Figure scripts

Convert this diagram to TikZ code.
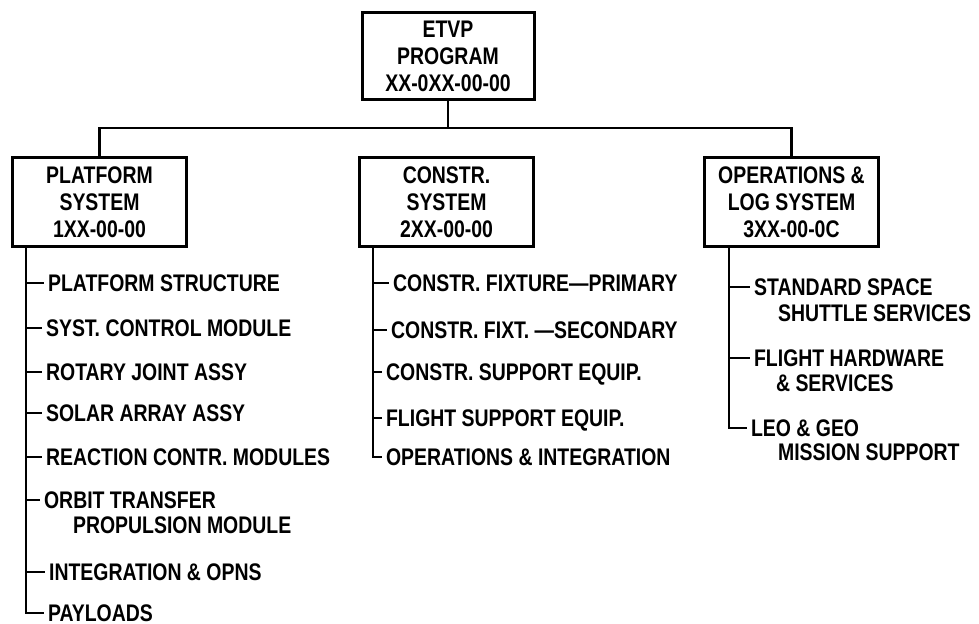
\documentclass[tikz,border=0pt]{standalone}
\usepackage{fontspec}
\setmainfont{Liberation Sans}[FakeStretch=0.81]
\usetikzlibrary{positioning}

\begin{document}
\begin{tikzpicture}[x=0.5pt, y=-0.5pt, line width=1.1pt, node distance=173.5pt,
  box/.style={draw, line width=1.5pt, minimum width=87pt, minimum height=44.5pt, inner sep=0pt, align=center, font=\bfseries\fontsize{12}{13.5}\selectfont},
  item/.style={anchor=west, inner xsep=1.5pt, inner ysep=0pt, text height=8.6pt, text depth=0pt, font=\bfseries\fontsize{12}{13.5}\selectfont}]
\useasboundingbox (0,0) rectangle (979,624);
% boxes
\node[box, minimum width=86pt, minimum height=43.5pt] (prog) at (448,56.5) {ETVP\\PROGRAM\\XX-0XX-00-00};
\node[box] (plat) at (99.5,202.5) {PLATFORM\\SYSTEM\\1XX-00-00};
\node[box, right of=plat] (cons) {CONSTR.\\SYSTEM\\2XX-00-00};
\node[box, right of=cons, node distance=172.5pt] (opsys) {OPERATIONS \&\\LOG SYSTEM\\3XX-00-0C};
\coordinate (bus) at (448,128);
\draw (prog.south) -- (bus);
\draw (plat.north) |- (bus) -| (opsys.north);
% platform items
\node[item] (p1) at (44,283) {PLATFORM STRUCTURE};
\node[item] (p2) at (42,328) {SYST. CONTROL MODULE};
\node[item] (p3) at (42,372) {ROTARY JOINT ASSY};
\node[item] (p4) at (42,413) {SOLAR ARRAY ASSY};
\node[item] (p5) at (42,457) {REACTION CONTR. MODULES};
\node[item] (p6) at (40,500) {ORBIT TRANSFER};
\node[item] (p6b) at (69,525) {PROPULSION MODULE};
\node[item] (p7) at (45,572) {INTEGRATION \& OPNS};
\node[item] (p8) at (44,613) {PAYLOADS};
\coordinate (ptrunk) at ([xshift=7.5pt]plat.south west);
\draw (ptrunk) |- (p8.west);
\foreach \n in {p1,p2,p3,p4,p5,p6,p7}
  \draw (\n.west -| ptrunk) -- (\n.west);
% construction items
\node[item] (c1) at (389,283) {CONSTR. FIXTURE—PRIMARY};
\node[item] (c2) at (387,330) {CONSTR. FIXT. —SECONDARY};
\node[item] (c3) at (382,372) {CONSTR. SUPPORT EQUIP.};
\node[item] (c4) at (382,418) {FLIGHT SUPPORT EQUIP.};
\node[item] (c5) at (382,457) {OPERATIONS \& INTEGRATION};
\coordinate (ctrunk) at ([xshift=7.5pt]cons.south west);
\draw (ctrunk) |- (c5.west);
\foreach \n in {c1,c2,c3,c4}
  \draw (\n.west -| ctrunk) -- (\n.west);
% operations items
\node[item] (o1) at (750,287) {STANDARD SPACE};
\node[item] (o1b) at (774,313) {SHUTTLE SERVICES};
\node[item] (o2) at (750,358) {FLIGHT HARDWARE};
\node[item] (o2b) at (772,383) {\& SERVICES};
\node[item] (o3) at (747,428) {LEO \& GEO};
\node[item] (o3b) at (774,452) {MISSION SUPPORT};
\coordinate (otrunk) at ([xshift=13pt]opsys.south west);
\draw (otrunk) |- (o3.west);
\foreach \n in {o1,o2}
  \draw (\n.west -| otrunk) -- (\n.west);
\end{tikzpicture}
\end{document}
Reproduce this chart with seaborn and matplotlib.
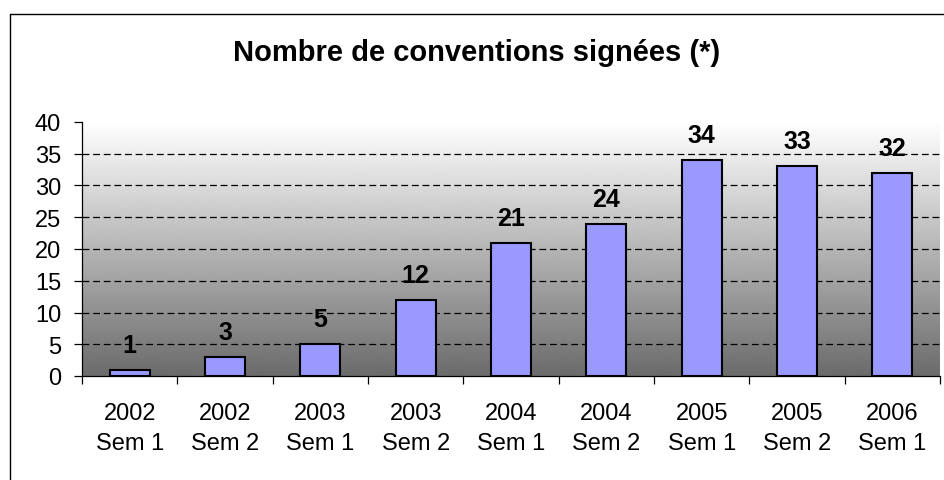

- [Written exercise] Reproduce every record above exactly, but leave out the pictures.

- [Reply to the exercise]
Convert this diagram to TikZ code.
\documentclass[tikz,border=0pt]{standalone}
\usepackage{fontspec}
\setmainfont{Liberation Sans}[FakeStretch=0.81]
\usetikzlibrary{positioning}

\begin{document}
\begin{tikzpicture}[x=0.5pt, y=-0.5pt, line width=1.1pt, node distance=173.5pt,
  box/.style={draw, line width=1.5pt, minimum width=87pt, minimum height=44.5pt, inner sep=0pt, align=center, font=\bfseries\fontsize{12}{13.5}\selectfont},
  item/.style={anchor=west, inner xsep=1.5pt, inner ysep=0pt, text height=8.6pt, text depth=0pt, font=\bfseries\fontsize{12}{13.5}\selectfont}]
\useasboundingbox (0,0) rectangle (979,624);
% boxes
\node[box, minimum width=86pt, minimum height=43.5pt] (prog) at (448,56.5) {ETVP\\PROGRAM\\XX-0XX-00-00};
\node[box] (plat) at (99.5,202.5) {PLATFORM\\SYSTEM\\1XX-00-00};
\node[box, right of=plat] (cons) {CONSTR.\\SYSTEM\\2XX-00-00};
\node[box, right of=cons, node distance=172.5pt] (opsys) {OPERATIONS \&\\LOG SYSTEM\\3XX-00-0C};
\coordinate (bus) at (448,128);
\draw (prog.south) -- (bus);
\draw (plat.north) |- (bus) -| (opsys.north);
% platform items
\node[item] (p1) at (44,283) {PLATFORM STRUCTURE};
\node[item] (p2) at (42,328) {SYST. CONTROL MODULE};
\node[item] (p3) at (42,372) {ROTARY JOINT ASSY};
\node[item] (p4) at (42,413) {SOLAR ARRAY ASSY};
\node[item] (p5) at (42,457) {REACTION CONTR. MODULES};
\node[item] (p6) at (40,500) {ORBIT TRANSFER};
\node[item] (p6b) at (69,525) {PROPULSION MODULE};
\node[item] (p7) at (45,572) {INTEGRATION \& OPNS};
\node[item] (p8) at (44,613) {PAYLOADS};
\coordinate (ptrunk) at ([xshift=7.5pt]plat.south west);
\draw (ptrunk) |- (p8.west);
\foreach \n in {p1,p2,p3,p4,p5,p6,p7}
  \draw (\n.west -| ptrunk) -- (\n.west);
% construction items
\node[item] (c1) at (389,283) {CONSTR. FIXTURE—PRIMARY};
\node[item] (c2) at (387,330) {CONSTR. FIXT. —SECONDARY};
\node[item] (c3) at (382,372) {CONSTR. SUPPORT EQUIP.};
\node[item] (c4) at (382,418) {FLIGHT SUPPORT EQUIP.};
\node[item] (c5) at (382,457) {OPERATIONS \& INTEGRATION};
\coordinate (ctrunk) at ([xshift=7.5pt]cons.south west);
\draw (ctrunk) |- (c5.west);
\foreach \n in {c1,c2,c3,c4}
  \draw (\n.west -| ctrunk) -- (\n.west);
% operations items
\node[item] (o1) at (750,287) {STANDARD SPACE};
\node[item] (o1b) at (774,313) {SHUTTLE SERVICES};
\node[item] (o2) at (750,358) {FLIGHT HARDWARE};
\node[item] (o2b) at (772,383) {\& SERVICES};
\node[item] (o3) at (747,428) {LEO \& GEO};
\node[item] (o3b) at (774,452) {MISSION SUPPORT};
\coordinate (otrunk) at ([xshift=13pt]opsys.south west);
\draw (otrunk) |- (o3.west);
\foreach \n in {o1,o2}
  \draw (\n.west -| otrunk) -- (\n.west);
\end{tikzpicture}
\end{document}
Reproduce this chart with seaborn and matplotlib.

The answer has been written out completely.